Friday, November 22, 2024

Sony president reflects on why Concord failed | VGC

Must read

Sony president, COO and CFO Hiroki Totoki has shared his views on why Concord was a failure.

During a Q&A session following its latest financial earnings call, Sony management was asked numerous questions about the live service game, which was shut down 11 days after launch.

Totoki explained that the company’s foray into live service games is still a learning process, and that it had to take lessons from what happened with Concord.

“Currently, we are still in the process of learning,” he said via an interpreter. “And basically, with regards to new IP, of course, you don’t know the result until you actually try it.

“So for us, for our reflection, we probably need to have a lot of gates, including user testing or internal evaluation, and the timing of such gates. And then we need to bring them forward, and we should have done those gates much earlier than we did.

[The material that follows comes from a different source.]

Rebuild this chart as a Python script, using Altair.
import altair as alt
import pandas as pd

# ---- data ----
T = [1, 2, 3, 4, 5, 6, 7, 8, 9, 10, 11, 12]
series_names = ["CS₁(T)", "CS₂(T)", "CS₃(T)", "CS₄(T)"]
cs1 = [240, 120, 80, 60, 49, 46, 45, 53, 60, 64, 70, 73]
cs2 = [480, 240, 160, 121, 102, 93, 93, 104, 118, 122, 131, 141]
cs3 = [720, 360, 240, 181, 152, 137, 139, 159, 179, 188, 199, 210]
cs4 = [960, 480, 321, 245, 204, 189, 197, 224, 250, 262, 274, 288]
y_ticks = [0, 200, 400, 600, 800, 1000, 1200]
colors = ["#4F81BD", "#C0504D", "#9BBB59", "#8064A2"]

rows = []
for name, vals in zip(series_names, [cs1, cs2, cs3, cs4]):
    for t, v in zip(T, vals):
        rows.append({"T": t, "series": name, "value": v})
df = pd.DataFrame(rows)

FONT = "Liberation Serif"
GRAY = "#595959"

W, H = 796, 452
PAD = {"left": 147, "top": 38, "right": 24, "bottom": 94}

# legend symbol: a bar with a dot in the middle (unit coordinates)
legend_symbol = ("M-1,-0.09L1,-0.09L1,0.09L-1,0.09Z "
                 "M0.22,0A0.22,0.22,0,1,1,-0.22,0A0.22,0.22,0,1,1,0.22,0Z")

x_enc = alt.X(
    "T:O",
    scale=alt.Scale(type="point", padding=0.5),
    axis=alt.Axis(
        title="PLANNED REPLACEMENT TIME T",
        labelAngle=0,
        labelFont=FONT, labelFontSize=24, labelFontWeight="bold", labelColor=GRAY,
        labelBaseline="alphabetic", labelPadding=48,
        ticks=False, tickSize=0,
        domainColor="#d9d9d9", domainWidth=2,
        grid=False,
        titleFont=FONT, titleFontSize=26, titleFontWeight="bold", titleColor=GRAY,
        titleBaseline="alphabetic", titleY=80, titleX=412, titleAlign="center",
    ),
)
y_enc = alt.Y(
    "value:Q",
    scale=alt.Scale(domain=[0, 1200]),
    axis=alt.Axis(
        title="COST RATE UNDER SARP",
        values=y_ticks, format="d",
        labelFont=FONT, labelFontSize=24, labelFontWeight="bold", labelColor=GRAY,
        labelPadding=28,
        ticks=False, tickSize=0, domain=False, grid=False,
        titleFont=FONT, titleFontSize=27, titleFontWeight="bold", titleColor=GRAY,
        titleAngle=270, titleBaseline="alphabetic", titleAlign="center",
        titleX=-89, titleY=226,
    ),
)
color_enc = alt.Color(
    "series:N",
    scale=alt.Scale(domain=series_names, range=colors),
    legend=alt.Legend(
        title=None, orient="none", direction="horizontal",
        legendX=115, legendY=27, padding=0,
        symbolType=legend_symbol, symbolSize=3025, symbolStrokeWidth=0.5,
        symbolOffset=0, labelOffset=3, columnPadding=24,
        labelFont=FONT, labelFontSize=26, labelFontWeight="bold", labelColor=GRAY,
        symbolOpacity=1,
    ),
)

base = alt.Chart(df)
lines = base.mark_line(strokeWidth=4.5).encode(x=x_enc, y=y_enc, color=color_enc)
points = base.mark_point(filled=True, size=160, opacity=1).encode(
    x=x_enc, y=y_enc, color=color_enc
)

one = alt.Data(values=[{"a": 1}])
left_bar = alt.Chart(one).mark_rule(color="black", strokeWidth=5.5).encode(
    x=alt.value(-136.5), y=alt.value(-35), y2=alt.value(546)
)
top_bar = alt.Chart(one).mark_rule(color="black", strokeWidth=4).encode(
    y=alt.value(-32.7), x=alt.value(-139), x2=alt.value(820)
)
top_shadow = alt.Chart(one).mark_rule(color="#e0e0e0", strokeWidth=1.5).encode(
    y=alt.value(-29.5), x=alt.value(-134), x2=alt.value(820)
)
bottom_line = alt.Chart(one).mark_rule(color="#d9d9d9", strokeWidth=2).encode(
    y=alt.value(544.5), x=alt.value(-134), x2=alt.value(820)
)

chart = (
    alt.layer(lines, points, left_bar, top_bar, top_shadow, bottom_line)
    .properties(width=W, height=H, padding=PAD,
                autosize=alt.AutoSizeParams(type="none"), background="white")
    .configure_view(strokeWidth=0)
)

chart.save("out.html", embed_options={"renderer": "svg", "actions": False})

“Also, we have a siloed organisation, so going beyond the boundaries of those organisations in terms of development, and also sales, I think that could have been much smoother.

“And then going forward, in our own titles and in third-party titles, we do have many different windows. And we want to be able to select the right and optimal window so that we can deploy them on our own platform without cannibalisation, so that we can maximize our performance in terms of title launches. That’s all I have.”

Earlier in the call, Sony senior vice president for finance and IR Sadahiko Hayakawa noted the difference between the success of Helldivers 2 and the failure of Concord.

“We launched two live-service games this year,” he explained. “Helldivers 2 was a huge hit, while Concord ended up being shut down. We gained a lot of experience and learned a lot from both.

“We intend to share the lessons learned from our successes and failures across our studios, including in the areas of title development management as well as the process of continually adding expanded content and scaling the service after its release so as to strengthen our development management system.

“We intend to build on an optimum title portfolio during the current mid-range plan period that combines single-player games – which are our strengths and which have a higher predictability of becoming hits due to our proven IP – with live-service games that pursue upside while taking on a certain amount of risk upon release.”